Modern law enforcement is no longer a nationally confined endeavor. As digital ecosystems continue to distribute, tokenize, and abstract value, investigators increasingly encounter criminal behavior that does not originate, operate, or conclude in a single jurisdiction. In this context, the most sophisticated agencies are discovering that their success depends not merely on investigative capability but on the ability to brief international partners in ways that preserve narrative clarity and investigative intent. Traditional briefing structures were developed for domestic environments where cultural assumptions, statutory interpretations, and investigative frameworks were largely aligned.

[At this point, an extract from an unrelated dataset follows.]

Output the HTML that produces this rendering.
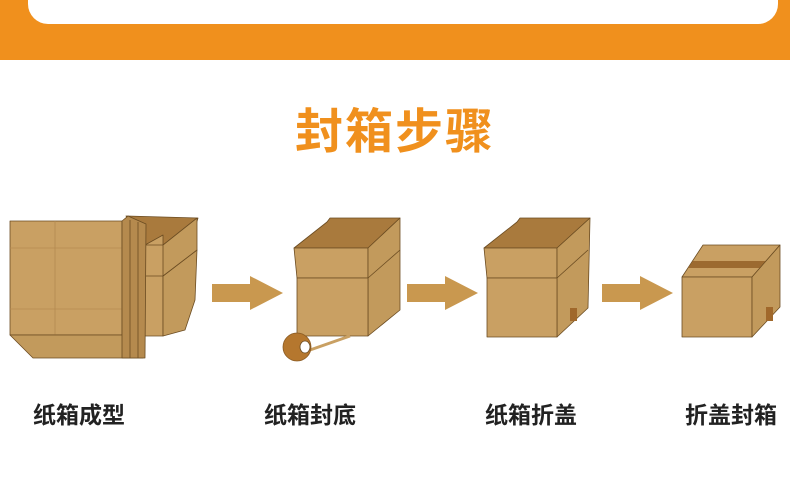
<!DOCTYPE html>
<html><head><meta charset="utf-8"><style>
body{margin:0;width:790px;height:488px;background:#fff;overflow:hidden;position:relative;font-family:"Liberation Sans","Noto Sans CJK SC",sans-serif}
.band{position:absolute;left:0;top:0;width:790px;height:60px;background:#f0901d}
.card{position:absolute;left:28px;top:-20px;width:750px;height:44px;background:#fff;border-radius:0 0 20px 20px}
.title{position:absolute;left:0;width:790px;top:92px;text-align:center;font-size:48px;font-weight:bold;color:#f0901d;letter-spacing:2px}
.lb{position:absolute;top:396px;font-size:23px;font-weight:bold;color:#222}
svg{position:absolute;left:0;top:0}
</style></head><body>
<div class="band"></div><div class="card"></div>
<div class="title">封箱步骤</div>
<svg width="790" height="488" stroke="#6b4c22" stroke-width="0.8" stroke-linejoin="round">
<!-- box1 back -->
<polygon points="126,216 198,218 190,245 145,245" fill="#a97a3d"/>
<polygon points="145,245 163,235 163,336 145,336" fill="#c9a063"/>
<polygon points="145,245 190,245 192,275 163,276 145,276" fill="#c9a063"/>
<polygon points="163,276 197,250 195,300 185,330 163,336" fill="#c29a5c"/>
<polygon points="163,245 197,218 197,250 163,276" fill="#c29a5c"/>
<!-- box1 front -->
<polygon points="10,221 122,221 122,335 10,335" fill="#c9a063"/>
<line x1="55" y1="221" x2="55" y2="335" stroke="#b48a50"/><line x1="10" y1="248" x2="122" y2="248" stroke="#b48a50"/><line x1="10" y1="309" x2="122" y2="309" stroke="#b48a50"/>
<polygon points="10,335 145,335 143,358 33,358" fill="#c29a5c"/>
<polygon points="122,221 128,216 146,224 145,358 122,358" fill="#b58a4e"/>
<line x1="130" y1="220" x2="130" y2="358"/><line x1="138" y1="222" x2="138" y2="358"/>
<!-- arrows -->
<g fill="#c9984f" stroke="none">
<polygon points="212,284 250,284 250,276 283,293 250,310 250,302 212,302"/>
<polygon points="407,284 445,284 445,276 478,293 445,310 445,302 407,302"/>
<polygon points="602,284 640,284 640,276 673,293 640,310 640,302 602,302"/>
</g>
<!-- box2 -->
<polygon points="294,248 327,222 330,218 400,218 368,248" fill="#a97a3d"/>
<polygon points="294,248 368,248 368,278 297,278" fill="#c9a063"/>
<polygon points="368,248 400,218 400,310 368,336" fill="#c29a5c"/>
<line x1="368" y1="278" x2="400" y2="250"/>
<polygon points="297,278 368,278 368,336 297,336" fill="#c9a063"/>
<line x1="310" y1="350" x2="350" y2="336" stroke="#c9a063" stroke-width="3"/>
<circle cx="297" cy="347" r="14" fill="#b5772e" stroke="#8a5a22"/><ellipse cx="305" cy="347" rx="5" ry="6" fill="#fff"/>
<!-- box3 -->
<polygon points="484,248 517,222 520,218 590,218 557,248" fill="#a97a3d"/>
<polygon points="484,248 557,248 557,278 487,278" fill="#c9a063"/>
<polygon points="557,248 590,218 588,308 557,337" fill="#c29a5c"/>
<line x1="557" y1="278" x2="588" y2="250"/>
<polygon points="487,278 557,278 557,337 487,337" fill="#c9a063"/>
<rect x="570" y="308" width="7" height="13" fill="#a0682b" stroke="none"/>
<!-- box4 -->
<polygon points="682,277 703,245 780,245 752,277" fill="#c9a063"/>
<polygon points="693,261 770,261 764,268 688,268" fill="#9c6a30" stroke="none"/>
<polygon points="682,277 752,277 752,337 682,337" fill="#c9a063"/>
<polygon points="752,277 780,245 780,307 752,337" fill="#c29a5c"/>
<rect x="766" y="307" width="7" height="14" fill="#a0682b" stroke="none"/>
</svg>
<div class="lb" style="left:33px">纸箱成型</div>
<div class="lb" style="left:264px">纸箱封底</div>
<div class="lb" style="left:485px">纸箱折盖</div>
<div class="lb" style="left:685px">折盖封箱</div>
</body></html>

These structures collapse when applied to decentralized digital asset ecosystems, where agencies operate under different legal expectations, divergent institutional histories, and conflicting interpretive priorities. Complex crypto cases, more than any other digital investigation type, expose the fragility of outdated briefing habits.

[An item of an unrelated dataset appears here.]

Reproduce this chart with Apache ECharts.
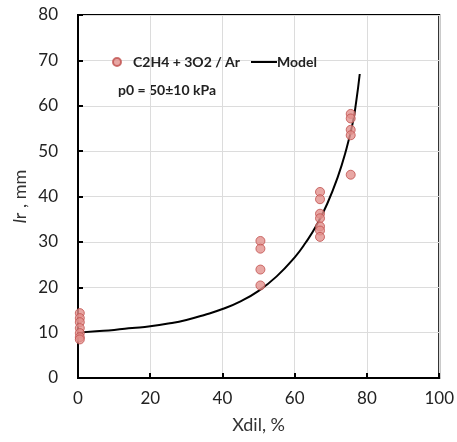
<!DOCTYPE html>
<html>
<head>
<meta charset="utf-8">
<script src="https://cdn.jsdelivr.net/npm/echarts@6/dist/echarts.min.js"></script>
<style>
  html, body { margin: 0; padding: 0; background: #fff; }
  #chart { width: 457px; height: 442px; }
</style>
</head>
<body>
<div id="chart"></div>
<script>
// measured points, [Xdil %, lr mm]
var expData = [
    [0.5, 14.3], [0.5, 13.2], [0.5, 12.3], [0.5, 11.0], [0.5, 9.9], [0.5, 9.0], [0.5, 8.5],
    [50.5, 30.2], [50.5, 28.5], [50.5, 23.9], [50.5, 20.4],
    [67, 41.0], [67, 39.4], [67, 36.2], [67, 35.2], [67, 33.4], [67, 32.5], [67, 31.1],
    [75.5, 58.2], [75.5, 57.2], [75.5, 54.7], [75.5, 53.5], [75.5, 44.8]
];
// model curve
var modelX = [0, 5, 10, 15, 20, 25, 30, 35, 40, 45, 50, 55, 60, 63, 66, 69, 72, 74, 76, 77, 78];
var modelY = [10, 10.3, 10.6, 11, 11.4, 12, 12.8, 13.9, 15.2, 16.9, 19.2, 22.4, 26.6, 29.8, 33.6, 38.4, 44.5, 49.6, 56, 60.8, 67];
var xTicks = [0, 20, 40, 60, 80, 100];
var yTicks = [0, 10, 20, 30, 40, 50, 60, 70, 80];

var modelData = modelX.map(function (x, i) { return [x, modelY[i]]; });
var font = 'Lato';

var myChart = echarts.init(document.getElementById('chart'));
var option = {
    animation: false,
    textStyle: { fontFamily: font },
    grid: {
        left: 78, right: 16, top: 15, bottom: 64,
        show: true,
        borderColor: '#000',
        borderWidth: 2
    },
    legend: [{
        left: 107, top: 50,
        itemWidth: 8, itemHeight: 8, itemGap: 0,
        textStyle: { fontSize: 14, fontWeight: 'bold', color: '#222', fontFamily: font, padding: [0, 0, 0, 7] },
        data: [{ name: 'C2H4 + 3O2 / Ar', icon: 'circle' }]
    }, {
        left: 246, top: 50,
        itemWidth: 26, itemHeight: 2, itemGap: 0,
        textStyle: { fontSize: 14, fontWeight: 'bold', color: '#222', fontFamily: font, padding: [0, 0, 0, -5] },
        data: [{ name: 'Model', icon: 'rect' }]
    }],
    graphic: [{
        type: 'text',
        left: 118, top: 83,
        style: { text: 'p0 = 50±10 kPa', fontSize: 14, fontWeight: 'bold', fill: '#222', fontFamily: font }
    }],
    xAxis: {
        type: 'value',
        min: 0, max: 100, interval: 20,
        name: 'Xdil, %',
        nameLocation: 'middle',
        nameGap: 38,
        nameMoveOverlap: false,
        nameTextStyle: { fontSize: 18, color: '#333', fontFamily: font },
        axisLine: { show: true, lineStyle: { color: '#000', width: 2 } },
        axisTick: { show: true, inside: true, length: 5, lineStyle: { color: '#000', width: 2 } },
        axisLabel: { fontSize: 17, color: '#222', margin: 12, fontFamily: font },
        splitLine: { show: true, lineStyle: { color: '#dcdcdc', width: 1 } }
    },
    yAxis: {
        type: 'value',
        min: 0, max: 80, interval: 10,
        name: '{i|l}{n|r , mm}',
        nameLocation: 'middle',
        nameGap: 49,
        nameMoveOverlap: false,
        nameTextStyle: {
            rich: {
                i: { fontSize: 18, fontStyle: 'italic', color: '#333', fontFamily: font },
                n: { fontSize: 18, color: '#333', fontFamily: font }
            }
        },
        axisLine: { show: true, lineStyle: { color: '#000', width: 2 } },
        axisTick: { show: true, inside: true, length: 5, lineStyle: { color: '#000', width: 2 } },
        axisLabel: { fontSize: 17, color: '#222', margin: 20, fontFamily: font },
        splitLine: { show: true, lineStyle: { color: '#dcdcdc', width: 1 } }
    },
    series: [{
        name: 'Model',
        type: 'line',
        data: modelData,
        smooth: true,
        symbol: 'none',
        lineStyle: { color: '#000', width: 2 },
        itemStyle: { color: '#000' },
        z: 2
    }, {
        name: 'C2H4 + 3O2 / Ar',
        type: 'scatter',
        data: expData,
        symbol: 'circle',
        symbolSize: 9,
        itemStyle: { color: '#e2918d', borderColor: '#c0504d', borderWidth: 1 },
        z: 3
    }]
};
myChart.setOption(option, true);
</script>
</body>
</html>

Briefing international partners is not an administrative formality. It is an investigative event. It can accelerate cooperation, collapse investigative blind spots, and align global understanding if executed correctly. Conversely, when executed poorly, briefings can introduce confusion, duplicate investigative efforts, derail prosecutorial timelines, and create diplomatic friction. The global enforcement community has already demonstrated that cross border crypto investigations succeed or fail not based on who possesses the most evidence, but on who can explain investigative meaning with the least friction. Without meaning, information becomes noise. Without context, behavior appears random. Without briefing discipline, digital identifiers become investigative dead ends rather than investigative opportunities.
This blog examines how U.S. law enforcement must evolve its briefing methodology to remain effective in international crypto investigations. It explores lessons derived from global investigative patterns and explains why briefing is both a cognitive exercise and an operational skill. The objective is not to propose new tools or redefine investigative jurisdiction but to articulate the reasoning standards necessary for briefing international partners without overwhelming them or undermining the investigative intent.
II. The Rise of Cross Border Crypto Investigations
The emergence of digital assets has upended the assumptions that once guided global law enforcement. Transactions that once required physical presence, institutional participation, or documented identity can now be executed without any of these elements. The digital economy has created an environment where actors interact with value, platforms, and ecosystems without acknowledging geographic constraints. Investigative relevance begins not with where the actor is located, but with how the actor behaves.
Cross border crypto investigations are not new, but their frequency, scale, and institutional implications have increased dramatically. Agencies that once believed they could contain digital crime within national infrastructures now recognize that no such containment exists. Criminal behavior may originate in one jurisdiction, expand in another, and mature in a third before any agency identifies the behavioral pattern. By the time U.S. investigators detect activity involving digital assets, the behavior may have already intersected with investigative units overseas. In these instances, briefing international partners becomes an investigative necessity rather than a diplomatic option.
The speed and complexity of digital value flow have inverted investigative assumptions. Traditional crime created discrete investigative events; digital crime creates continuous investigative environments. Because digital ecosystems operate without pause, jurisdictional latency becomes a liability. If U.S. investigators hesitate or brief partners ineffectively, valuable investigative moments vanish. Agencies must understand how their investigative posture fits into a global ecosystem rather than assuming investigative isolation. Briefing international partners allows agencies to determine whether they are dealing with a local anomaly or a global behavioral trend. Without this awareness, agencies operate at reduced investigative capacity, regardless of how technologically advanced their tools might be.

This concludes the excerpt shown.